Day 10084

The bus will soon be finished. I'm down to the finishing touches on the water drainage system, dc-side electrical system, and the front door.

Other ongoing projects outside the bus are the land search, and the backhoe rebuild. The backhoe, a 50 year old machine, hasn't had a thorough servicing at least since I bought it in April of 2014. I replaced the seals in the backhoe's control valves last summer, but the slightly corroded spools have destroyed another set of packings, and it is leaking again (part of my environmentally friendly campaign of returning hydraulic oil to the ground where it came from.) My plan to colonize leans heavily on this Swiss Army Knife being in good working order, and it really needs some attention before I move out. 

As mentioned a few weeks ago, I found a compatible backhoe tower for sale on craigslist, and plan on stripping my old one of all the good parts, moving them to the new tower, and replacing everything worn out as I go. I started this undertaking on Day 10081. 

First off, I'd have to get the backhoe in a position where I can safely disassemble it. The Case turned over slowly, and a quick check of the battery revealed it was mostly dead...


I jumped it off the F350, and used my dad's tractor to bring the new tower next to the tractor. Once I got it running, I laid out the boom, dipper and bucket on the ground, and gently set the stabilizers to take the weight of the backhoe. The backhoe frame is held onto the tractor by four pins; two that come out on top, and two that aren't removed, which rest in a cradle on bottom. With some assistance from a crowbar, and by gently moving the stabilizers, I found the sweet spot and removed the top two pins.


I had thoroughly coated the pins with anti-seize compound when I installed them last year, which paid off with their easy removal.


With both pins out, I raised the backhoe off the tractor's frame with the stabilizers, and set it down on jacks and blocks. Hydraulic fluid comes through large pressure and return lines, which need to be disconnected from the backhoe and reconnected to the tractor to keep the system open. With these lines out of the way, I drove the tractor away from the hoe. I'd like to take advantage of the tractor being that much smaller and more maneuverable and take it into the barn to change out all the fluids and filters, too.


That done, I made some French toast and coffee! The Partners propane cook-stove, made in Idaho, does a fantastic job; it is light, boils water quickly, and won't blow out in a breeze.

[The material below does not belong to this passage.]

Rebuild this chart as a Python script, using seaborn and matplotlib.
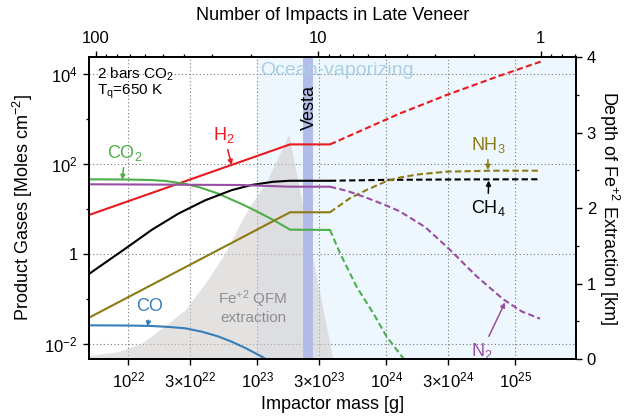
import matplotlib
matplotlib.use("Agg")
import matplotlib.pyplot as plt
import matplotlib.ticker as mticker
import pandas as pd
import seaborn as sns

# ---- product gas columns [mol cm^-2] versus impactor mass [g] ----
# "calc" = computed range, "extrap" = extrapolation past the ocean-vaporizing limit
h2_mass = [4.94e21, 1.79e23, 3.65e23]
h2_amount = [7.4, 272, 272]
h2_mass_x = [3.65e23, 1.27e24, 2.93e24, 7.6e24, 1.57e25]
h2_amount_x = [272, 1318, 3388, 9120, 18620]

co2_mass = [4.94e21, 1.0e22, 1.47e22, 1.92e22, 2.74e22, 3.58e22, 4.94e22, 8.0e22,
            1.045e23, 1.325e23, 1.79e23, 3.65e23]
co2_amount = [45.8, 45.2, 44.2, 42.2, 36.3, 30.2, 22.1, 12.0, 8.2, 5.75, 3.5, 3.45]
co2_mass_x = [3.65e23, 4.37e23, 5.87e23, 7.91e23, 1.005e24, 1.35e24, 1.78e24]
co2_amount_x = [3.45, 1.05, 0.19, 0.049, 0.0148, 0.0049, 0.002]

ch4_mass = [4.94e21, 9.95e21, 1.51e22, 2.43e22, 3.92e22, 6.31e22, 9.02e22,
            1.32e23, 1.79e23, 3.65e23]
ch4_amount = [0.364, 1.47, 3.44, 7.9, 15.6, 26.3, 34.3, 40.3, 42.5, 42.5]
ch4_mass_x = [3.65e23, 1.0e24, 4.0e24, 1.49e25]
ch4_amount_x = [42.5, 44.5, 45.5, 45.8]

nh3_mass = [4.94e21, 1.79e23, 3.65e23]
nh3_amount = [0.039, 8.5, 8.5]
nh3_mass_x = [3.65e23, 5.21e23, 7.08e23, 1.0e24, 1.27e24, 1.78e24, 2.93e24,
              6.34e24, 1.55e25]
nh3_amount_x = [8.5, 17.4, 26.9, 41.7, 50.1, 58.9, 67.6, 71, 71]

n2_mass = [4.94e21, 7.31e22, 1.79e23, 3.65e23]
n2_amount = [35.5, 34.2, 31.4, 31.4]
n2_mass_x = [3.65e23, 5.01e23, 7.03e23, 1.0e24, 1.27e24, 2.0e24, 3.10e24, 5.0e24,
             8.04e24, 1.12e25, 1.55e25]
n2_amount_x = [31.4, 25.1, 17.8, 12.0, 8.9, 3.98, 1.26, 0.324, 0.1, 0.0537, 0.0372]

co_mass = [4.94e21, 1.0e22, 1.51e22, 2.0e22, 2.74e22, 3.72e22, 4.97e22, 6.31e22,
           8.0e22, 1.08e23, 1.37e23]
co_amount = [0.0265, 0.0262, 0.0256, 0.0245, 0.0228, 0.0191, 0.0150, 0.01148,
             0.00841, 0.00537, 0.00355]

# ---- depth of Fe+2 extraction at QFM [km] ----
fe_mass = [4.94e21, 8.3e21, 1.26e22, 1.81e22, 2.74e22, 3.92e22, 5.6e22,
           7.55e22, 9.02e22, 1.18e23, 1.75e23, 2.64e23, 3.85e23]
fe_depth = [0.045, 0.097, 0.208, 0.407, 0.649, 1.0, 1.40, 1.84, 2.06, 2.35,
            2.98, 1.40, 0.0]

# ---- reference masses ----
ocean_vap_mass = 1.0e23
vesta_mass_band = (2.27e23, 2.68e23)

# ---- axis ticks ----
mass_ticks = [1e22, 3e22, 1e23, 3e23, 1e24, 3e24, 1e25]
mass_labels = ["10$^{22}$", "3×10$^{22}$", "10$^{23}$", "3×10$^{23}$",
               "10$^{24}$", "3×10$^{24}$", "10$^{25}$"]
gas_ticks = [1e-2, 1, 1e2, 1e4]
gas_labels = ["10$^{-2}$", "1", "10$^{2}$", "10$^{4}$"]
impact_ticks = [100, 10, 1]
impact_labels = ["100", "10", "1"]
depth_ticks = [0, 1, 2, 3, 4]

colors = {
    "H2": "#e8191f",
    "CO2": "#4daf4a",
    "CH4": "#000000",
    "NH3": "#8b7b16",
    "N2": "#984ea3",
    "CO": "#377eb8",
}

series = {
    "H2": [(h2_mass, h2_amount), (h2_mass_x, h2_amount_x)],
    "CO2": [(co2_mass, co2_amount), (co2_mass_x, co2_amount_x)],
    "CH4": [(ch4_mass, ch4_amount), (ch4_mass_x, ch4_amount_x)],
    "NH3": [(nh3_mass, nh3_amount), (nh3_mass_x, nh3_amount_x)],
    "N2": [(n2_mass, n2_amount), (n2_mass_x, n2_amount_x)],
    "CO": [(co_mass, co_amount)],
}
rows = []
for name, segs in series.items():
    for seg, (m, a) in zip(["calc", "extrap"], segs):
        for mi, ai in zip(m, a):
            rows.append({"mass": mi, "amount": ai, "species": name, "range": seg})
df = pd.DataFrame(rows)

sns.set_theme(style="ticks", rc={
    "axes.edgecolor": "black",
    "axes.linewidth": 1.1,
    "text.color": "black",
    "axes.labelcolor": "black",
    "xtick.color": "black",
    "ytick.color": "black",
    "xtick.direction": "out",
    "ytick.direction": "out",
    "xtick.major.size": 4.5,
    "ytick.major.size": 4.5,
    "xtick.minor.size": 2.4,
    "ytick.minor.size": 2.4,
    "xtick.major.width": 1.0,
    "ytick.major.width": 1.0,
    "xtick.minor.width": 0.9,
    "ytick.minor.width": 0.9,
    "xtick.labelsize": 12,
    "ytick.labelsize": 12,
    "axes.labelsize": 13,
    "mathtext.fontset": "custom",
    "mathtext.rm": "Liberation Sans",
    "mathtext.it": "Liberation Sans:italic",
    "mathtext.bf": "Liberation Sans:bold",
    "mathtext.default": "regular",
})
plt.rcParams["font.family"] = ["Liberation Sans", "DejaVu Sans"]

fig = plt.figure(figsize=(6.42, 4.18), dpi=100)
ax = fig.add_axes([0.1386, 0.1411, 0.7581, 0.7225])
ax.set_xscale("log")
ax.set_yscale("log")
ax.set_xlim(4.943e21, 2.931e25)
ax.set_ylim(4.74e-3, 2.355e4)

# right axis: extraction depth
ax2 = ax.twinx()
ax2.set_ylim(0, 4)

# background regions
ax.axvspan(ocean_vap_mass, ax.get_xlim()[1], color="#eef7fd", zorder=0.1, lw=0)
ax.set_axisbelow(True)
ax.grid(True, which="major", linestyle=(0, (1, 2.2)), color="#777777", lw=0.8)
ax.fill_between(fe_mass, 0, fe_depth, transform=ax2.transData,
                color="#cfcaca", alpha=0.55, lw=0, zorder=1)
ax.axvspan(*vesta_mass_band, color="#b3bce8", zorder=1.2, lw=0)

sns.lineplot(data=df, x="mass", y="amount", hue="species", style="range",
             palette=colors, dashes={"calc": "", "extrap": (3, 1.6)},
             estimator=None, sort=False, lw=1.5, legend=False, ax=ax, zorder=3)

# axis ticks and labels
ax.xaxis.set_major_locator(mticker.FixedLocator(mass_ticks))
ax.xaxis.set_major_formatter(mticker.FixedFormatter(mass_labels))
ax.xaxis.set_minor_locator(mticker.NullLocator())
ax.yaxis.set_major_locator(mticker.FixedLocator(gas_ticks))
ax.yaxis.set_major_formatter(mticker.FixedFormatter(gas_labels))
ax.yaxis.set_minor_locator(mticker.FixedLocator([1e-1, 1e1, 1e3]))
ax.yaxis.set_minor_formatter(mticker.NullFormatter())
ax.set_xlabel("Impactor mass [g]", labelpad=4)
ax.set_ylabel("Product Gases [Moles cm$^{-2}$]", labelpad=7)

ax2.yaxis.set_major_locator(mticker.FixedLocator(depth_ticks))
ax2.yaxis.set_minor_locator(mticker.MultipleLocator(0.5))
ax2.set_ylabel("Depth of Fe$^{+2}$ Extraction [km]", rotation=270,
               labelpad=18, fontsize=13)
ax2.tick_params(axis="y", labelsize=12)

# top axis: number of impacts delivering the late veneer
ax3 = ax.twiny()
ax3.set_xscale("log")
ax3.set_xlim(107.4, 0.697)
ax3.xaxis.set_major_locator(mticker.FixedLocator(impact_ticks))
ax3.xaxis.set_major_formatter(mticker.FixedFormatter(impact_labels))
ax3.xaxis.set_minor_locator(mticker.FixedLocator(
    [90, 80, 70, 60, 50, 40, 30, 20, 9, 8, 7, 6, 5, 4, 3, 2, 0.9, 0.8, 0.7]))
ax3.xaxis.set_minor_formatter(mticker.NullFormatter())
ax3.set_xlabel("Number of Impacts in Late Veneer", labelpad=8, fontsize=13)
ax3.tick_params(axis="x", labelsize=12)

for a in (ax, ax2, ax3):
    for s in a.spines.values():
        s.set_linewidth(1.1)

# text annotations
ax.text(0.016, 0.943, "2 bars CO$_2$", transform=ax.transAxes, fontsize=11,
        ha="left", va="center")
ax.text(0.016, 0.884, "T$_q$=650 K", transform=ax.transAxes, fontsize=11,
        ha="left", va="center")
ax.text(1.045e23, 1.21e4, "Ocean-vaporizing", color="#a8cfe6", fontsize=14,
        ha="left", va="center", zorder=1.5)
ax.text(2.51e23, 1746, "Vesta", rotation=90, fontsize=13, ha="center",
        va="center", zorder=4)
ax.text(9.23e22, 0.0675, "Fe$^{+2}$ QFM\nextraction", color="#8e8e8e",
        fontsize=11, ha="center", va="center", linespacing=1.1, zorder=4)


def label(text, tip, pos, color):
    ax.annotate(text, xy=tip, xytext=pos, color=color, fontsize=13,
                ha="center", va="center", zorder=5,
                arrowprops=dict(arrowstyle="-|>", color=color, lw=1.1,
                                shrinkA=1, shrinkB=0, mutation_scale=7))


label("CO$_2$", (8.96e21, 44.5), (9.4e21, 175), colors["CO2"])
label("H$_2$", (6.31e22, 95), (5.5e22, 440), colors["H2"])
label("CO", (1.41e22, 0.0247), (1.47e22, 0.0675), colors["CO"])
label("NH$_3$", (6.12e24, 74), (6.12e24, 264), colors["NH3"])
label("CH$_4$", (6.2e24, 43), (6.12e24, 10.6), colors["CH4"])
label("N$_2$", (8.3e24, 0.085), (5.5e24, 0.0072), colors["N2"])

fig.savefig("out.png", dpi=100, facecolor="white")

I purchased some 3/16" oak plywood for the front door, which will be the lip the rubber window frames will be held in by. It took some work, but I was able to get all the windows worked onto the plywood.


A piece of aluminum strip keeps the windows snugly locked into the door frame.


All together and ready for trimming! The plywood and aluminum do an excellent job keeping the windows secure; they don't move a bit when the door is shaken.


As I type, I have the bus running to recharge the battery bank. I took the next few days off from work to get it finished, which is my version of a vacation.